Our view from the 25th floor, looking toward Valparaiso

The city of Concon has everything you'd need to spend a great weekend -- from good restaurants to a fully stocked Jumbo (grocery store), as well as fresh seafood stands, veggie markets and bakeries. While finding a decent coffee can be a bit of a challenge, you can always bring your own.

The beach at Concon is popular with surfers

The yatch club in Concon
The beachfront at Concon is dotted with surfing schools, and Patrick enjoys renting a paddle board or surfboard for a couple of hours (including a full wetsuit to be able to brave the frigid waters), and Trip and I can spend hours building sandcastles and playing pirates. There are usually friendly kids to play with as well, which gives me some time to read a book or just enjoy the sound of the waves crashing. 

There is also a popular empanada restaurant that is right there on the beach. La Casa del Mono has more than the typical pino (meat) or cheese options, but also spinach and oysters and corn and pineapple in many different varieties, or where you can build your own. The empanadas are fried to perfection, and the sea breezes make a lunch here pretty special. 

For Patrick's 42nd birthday, our neighbors Valerio and Soraya met us in Concon and introduced us to Pica el Horizonte, which is completely understated and somewhat hard to find, but also a gem of a spot that is always packed and always serves the freshest seafood with a smile. Dishes here are big enough to share between two people, and we've fallen in love with the broiled buttered salmon and the congrio a lo pobre (fried congrio with french fries, fried eggs and sautéed onions), but most people come here for the fresh loco con mayo (conch with mayonnaise).

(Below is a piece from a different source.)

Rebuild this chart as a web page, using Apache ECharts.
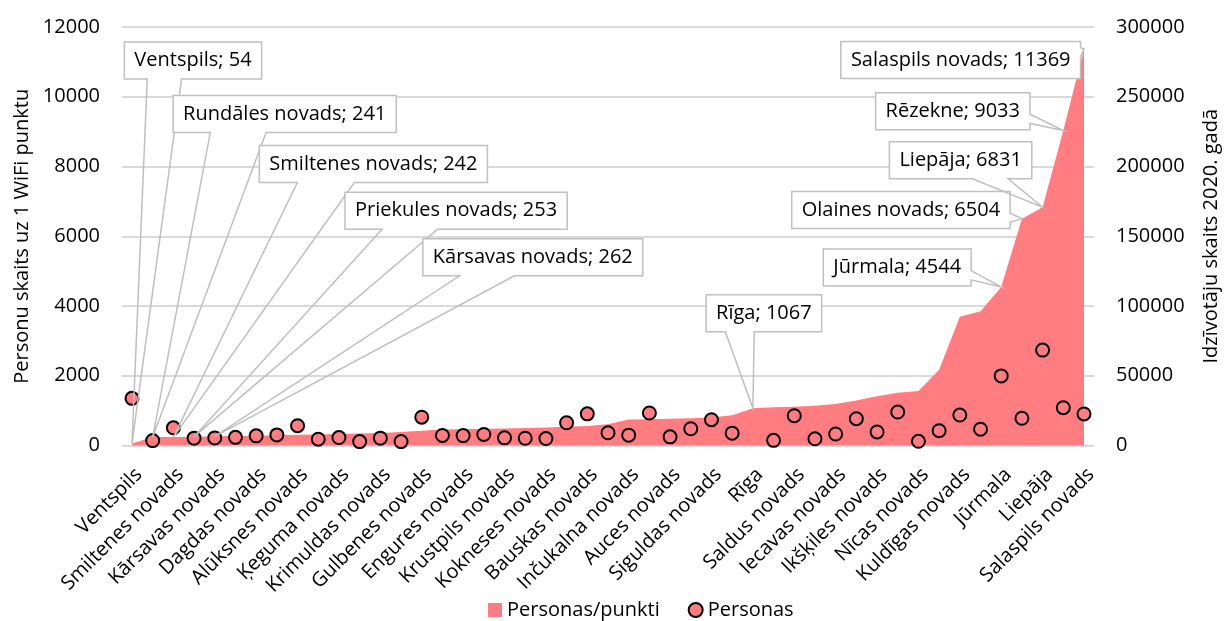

Patrick's favorite is a sandwich spot that serves up somewhat gourmet options, including a spectacular blue-cheese-stuffed hamburger and a sandwich with tiny french-fried potatoes that Patrick loves. Plus, the guys who make the sandwiches are so nice, they've even invited us to family barbecues. Not bad.


Road Trip: Popping over to Pomaire

Just about an hour outside of Santiago, Pomaire is a tiny little village filled with shops selling clay pottery and restaurants serving Chilean dishes.




Our first trip to Pomaire was with our Chilean friend Ilonka, and she told us that as a child she and her family would catch a colectivo (taxi) to Pomaire to have a big Chilean lunch and pass the day shopping. Things haven't changed much since then, and Pomaire still serves as up a tiny slice of Chilean culture.




There are a number of different types of greda, or clay, that can be found in Chile, and you can tell where the pottery came from by the color of the dishes. The greda in Pomaire is similar to a brick red,  while other towns boast greda that is grey or blonde.

Many typical Chilean dishes are cooked and served in these greda dishes, including pastel de choclo (a corn casserole) and pastel de jaiba (a crab, cream and cheese delight) -- not to mention that any self-respecting pebre (tomato, cilantro, chile salad) is always served in greda.

From bowls to casserole dishes, piggy banks to planters, jewelry to vases, anything you can make from clay, Pomaire has it. Plus there are plenty of tienditas (little shops) selling membre (Chilean wicker) light fixtures and baskets, as well as hand-knitted scarves, sweaters and hats.

And even if you aren't super interested in buying anything to take home, there are tons of restaurants serving up very typical (and very tasty) Chilean food -- from lomo a lo pobre (a pile of french fries topped with a  steak topped with fried eggs and finished with sautéed onions) to chauletas (pork chops) to pino empanadas (Chilean meet pie) to pure con merken (mashed potatoes with spicy merken), surtida salad (fresh green salad with corn, tomato, peas, beets, avocado and more) to casuela (amazingly fresh veggie and meat soup).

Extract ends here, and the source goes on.